Beginning with the first line, set down every line through the one containing "import plotly.graph_objects as go", exactly as it appears, but not the pictures.
— Start Exercise materials —
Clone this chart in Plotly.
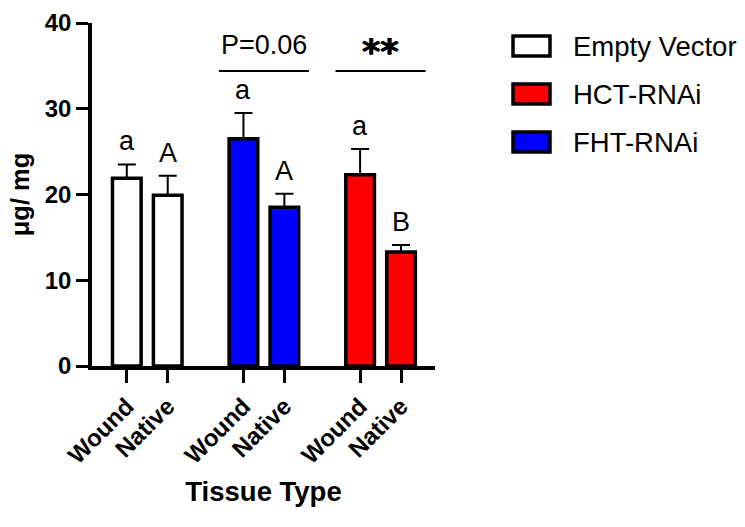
import plotly.graph_objects as go

# ---- data ----
genotypes = ["Empty Vector", "FHT-RNAi", "HCT-RNAi"]          # plotting order
legend_order = ["Empty Vector", "HCT-RNAi", "FHT-RNAi"]
colors = {"Empty Vector": "#FFFFFF", "HCT-RNAi": "#FF0000", "FHT-RNAi": "#0000FF"}
tissues = ["Wound", "Native"]
means = {
    "Empty Vector": [21.9, 19.9],
    "FHT-RNAi": [26.5, 18.5],
    "HCT-RNAi": [22.3, 13.3],
}
sems = {
    "Empty Vector": [1.6, 2.3],
    "FHT-RNAi": [3.0, 1.6],
    "HCT-RNAi": [3.0, 0.8],
}
letters = {
    "Empty Vector": ["a", "A"],
    "FHT-RNAi": ["a", "A"],
    "HCT-RNAi": ["a", "B"],
}
sig_labels = {"FHT-RNAi": "P=0.06", "HCT-RNAi": "**"}
sig_level = 34.4
y_ticks = [0, 10, 20, 30, 40]

# ---- layout constants ----
PITCH = 2.85
BAR_W = 0.7
FONT = "Liberation Sans, Arial, sans-serif"
W, H = 745, 527
L_PX, R_PX, T_PX, B_PX = 92, 435, 23, 366

def xpos(g, i):
    return g * PITCH + i

fig = go.Figure()
tickvals, ticktext = [], []
annotations = []
shapes = []
for g, name in enumerate(genotypes):
    xs = [xpos(g, i) for i in range(len(tissues))]
    tickvals += xs
    ticktext += tissues
    fig.add_trace(go.Bar(
        x=xs, y=means[name], width=BAR_W, name=name,
        marker=dict(color=colors[name], line=dict(color="black", width=3.5)),
        error_y=dict(type="data", symmetric=False, array=sems[name],
                     arrayminus=[0] * len(xs), color="black", thickness=2, width=9),
        showlegend=False, hoverinfo="skip",
    ))
    for x, m, s, lab in zip(xs, means[name], sems[name], letters[name]):
        annotations.append(dict(x=x, y=m + s, text=lab, showarrow=False,
                                xref="x", yref="y", yanchor="bottom", yshift=6,
                                font=dict(family=FONT, size=27, color="black")))
    if name in sig_labels:
        x0, x1 = xs[0] - 0.6, xs[-1] + 0.6
        shapes.append(dict(type="line", xref="x", yref="y", x0=x0, x1=x1,
                           y0=sig_level, y1=sig_level, line=dict(color="black", width=2)))
        stars = sig_labels[name] == "**"
        annotations.append(dict(x=(xs[0] + xs[-1]) / 2, y=sig_level,
                                text=("<b>%s</b>" % sig_labels[name]) if stars else sig_labels[name],
                                showarrow=False, xref="x", yref="y", yanchor="bottom",
                                yshift=-3 if stars else 9,
                                font=dict(family="DejaVu Sans" if stars else FONT,
                                          size=35 if stars else 27, color="black",
                                          shadow="0.6px 0px 0px black, -0.6px 0px 0px black" if stars else "none")))

# ---- manual legend ----
def px2paper_x(px):
    return (px - L_PX) / (R_PX - L_PX)

def px2paper_y(py):
    return (B_PX - py) / (B_PX - T_PX)

for k, name in enumerate(legend_order):
    cy = 46 + 48 * k
    shapes.append(dict(type="rect", xref="paper", yref="paper",
                       x0=px2paper_x(513), x1=px2paper_x(550),
                       y0=px2paper_y(cy - 10), y1=px2paper_y(cy + 10),
                       fillcolor=colors[name], line=dict(color="black", width=3.5)))
    annotations.append(dict(x=px2paper_x(571), y=px2paper_y(cy), xref="paper", yref="paper",
                            text=name, showarrow=False, xanchor="left", yanchor="middle",
                            font=dict(family=FONT, size=27.5, color="black")))

fig.update_layout(
    width=W, height=H,
    margin=dict(l=L_PX, r=W - R_PX, t=T_PX, b=H - B_PX, pad=0),
    plot_bgcolor="white", paper_bgcolor="white",
    barmode="overlay",
    annotations=annotations, shapes=shapes,
    font=dict(family=FONT, color="black"),
)
fig.update_xaxes(
    automargin=False,
    range=[-0.85, xpos(2, 1) + 0.83],
    tickvals=tickvals, ticktext=["<b>%s</b>" % t for t in ticktext],
    tickangle=-45, tickfont=dict(family=FONT, size=24, color="black"),
    ticks="outside", ticklen=13, tickwidth=3, tickcolor="black",
    showline=True, linewidth=3.5, linecolor="black", showgrid=False, zeroline=False,
    title=dict(text="<b>Tissue Type</b>", font=dict(family=FONT, size=27.5, color="black"), standoff=15),
)
fig.update_yaxes(
    automargin=False,
    range=[0, 40], tickvals=y_ticks, ticktext=["<b>%d</b>" % v for v in y_ticks],
    tickfont=dict(family=FONT, size=24, color="black"),
    ticks="outside", ticklen=12, tickwidth=3, tickcolor="black",
    showline=True, linewidth=3.5, linecolor="black", showgrid=False, zeroline=False,
    title=dict(text="<b>μg/ mg</b>", font=dict(family=FONT, size=25.5, color="black"), standoff=9),
)
fig.write_html("out.html", config={"displayModeBar": False},
               post_script="document.body.style.margin='0';")
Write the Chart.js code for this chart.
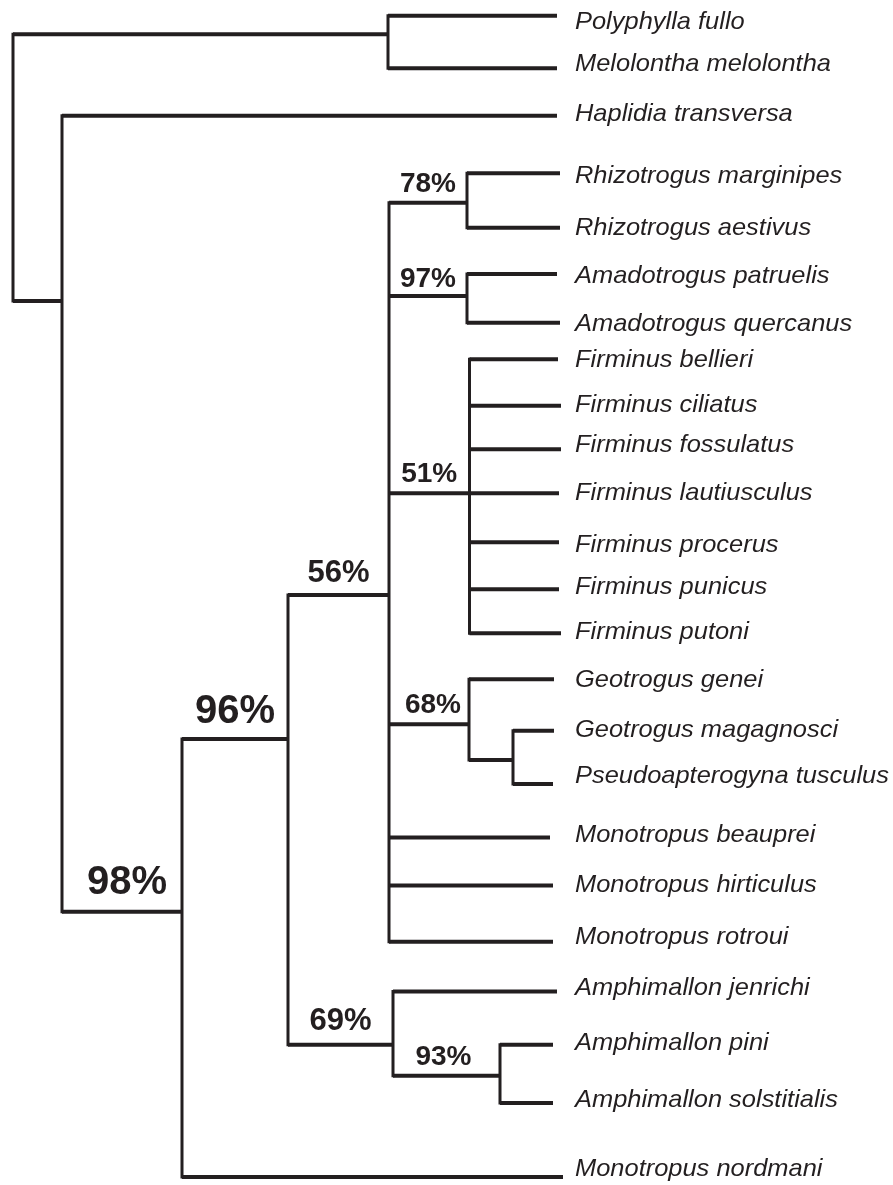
— End Exercise materials —
- **Response**:
Clone this chart in Plotly.
import plotly.graph_objects as go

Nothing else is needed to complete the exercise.